The ld. DR strongly supported the findings of the lower authorities.
We have given thoughtful consideration to the orders of the authorities below. The undisputed fact is that the assessee was found to be engaged in issuing accommodation bills. It is also not in dispute that the assessee has been giving accommodation bills only to Raheja Group. It is also not in dispute that while making estimation of 1%, the Assessing Officer has not brought any comparable case on record. It is equally true that in such clandestine activities, commission ranges from 15p to 50p.
In our considered opinion, an estimation of addition @ 35p should meet the ends of justice. We, accordingly, direct the Assessing Officer to make addition taking 35p as estimated rate of commission earned by the assessee.
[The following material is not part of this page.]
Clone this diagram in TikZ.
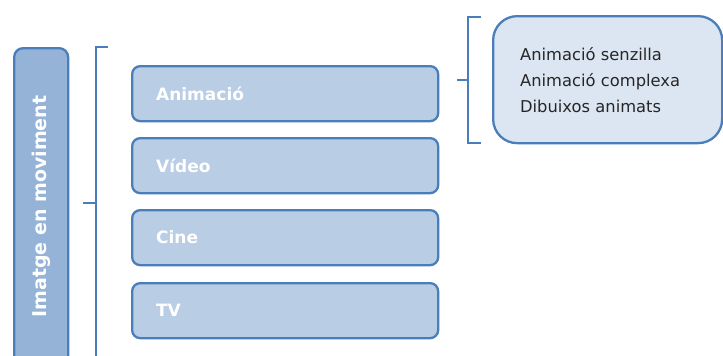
\documentclass[tikz,border=0pt]{standalone}
\usepackage{fontspec}
\setmainfont{DejaVu Sans}
\definecolor{edgeblue}{RGB}{74,126,187}
\definecolor{mainfill}{RGB}{149,179,215}
\definecolor{itemfill}{RGB}{185,205,229}
\definecolor{notefill}{RGB}{220,230,242}
\begin{document}
\begin{tikzpicture}[x=1pt,y=-1pt,
  mainbox/.style={draw=edgeblue, line width=2.3pt, fill=mainfill, rounded corners=9pt,
    minimum width=54pt, minimum height=317pt, inner sep=0pt, anchor=north west,
    text=white, font=\bfseries\fontsize{19}{23}\selectfont},
  itembox/.style={draw=edgeblue, line width=2.3pt, fill=itemfill, rounded corners=8pt,
    minimum width=306pt, minimum height=55pt, inner xsep=24pt, inner ysep=0pt,
    text width=258pt, align=left, anchor=north west,
    text=white, font=\bfseries\fontsize{17}{20}\selectfont},
  notebox/.style={draw=edgeblue, line width=2.3pt, fill=notefill, rounded corners=24pt,
    minimum width=229pt, minimum height=127pt, inner xsep=27pt, inner ysep=0pt,
    text width=175pt, align=left, anchor=north west,
    text=black!85, font=\fontsize{16.3}{26}\selectfont},
  brace/.style={draw=edgeblue, line width=2pt}
]
\useasboundingbox (0,0) rectangle (723,356);
\clip (0,0) rectangle (723,356);

% main category, running off the bottom edge
\node[mainbox] (main) at (13,47) {\rotatebox{90}{Imatge en moviment}};

% sub-categories
\node[itembox] (anim) at (131,65)  {Animació};
\node[itembox] (vid)  at (131,137) {Vídeo};
\node[itembox] (cine) at (131,209) {Cine};
\node[itembox] (tv)   at (131,282) {TV};

% details of the animation entry
\node[notebox] (note) at (492,15) {Animació senzilla\\Animació complexa\\Dibuixos animats};

% brace grouping the sub-categories
\coordinate (b1top) at (108,47);
\coordinate (b1mid) at (83,203);
\draw[brace] (b1top) -- (96,47) -- (96,380);
\draw[brace] (96,203) -- (b1mid);

% brace grouping the animation details
\coordinate (b2top) at (481,17);
\coordinate (b2bot) at (481,143);
\coordinate (b2mid) at (457,80);
\draw[brace] (b2top) -- (468,17) -- (468,143) -- (b2bot);
\draw[brace] (468,80) -- (b2mid);
\end{tikzpicture}
\end{document}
In both the quantum appeals, the assessee will get part relief.
The other addition relates to the estimation of 1% as income made on the basis of VAT returns.
We are of the considered opinion that once the entire sale bills have been treated as bills for providing accommodation entries and on which an estimated profit has already been taxed, the same amount cannot be taken for double addition on the basis of VAT returns. The Assessing Officer, accordingly, is directed to delete the impugned addition.
Coming to the penalty appeals, though the ld. CIT(A) has dismissed the appeals of the assessee in limine, without considering the merits/demerits of the addition, we are of the considered view that the quantum additions have been estimated by the Assessing Officer which have been further reduced by estimation by us [supra].
Therefore, in our considered opinion, these are not fit cases for levy of penalty u/s 271(1)(c) of the Act. We, accordingly, direct the Assessing Officer to delete the penalty so levied.
In the result, the appeals of the assessee in & 6349/DEL/2017 are partly allowed and the appeals of the assessee in ITA Nos. 2254 & 2259/DEL/2017 are allowed.
The order is pronounced in the open court on 24.09.2019.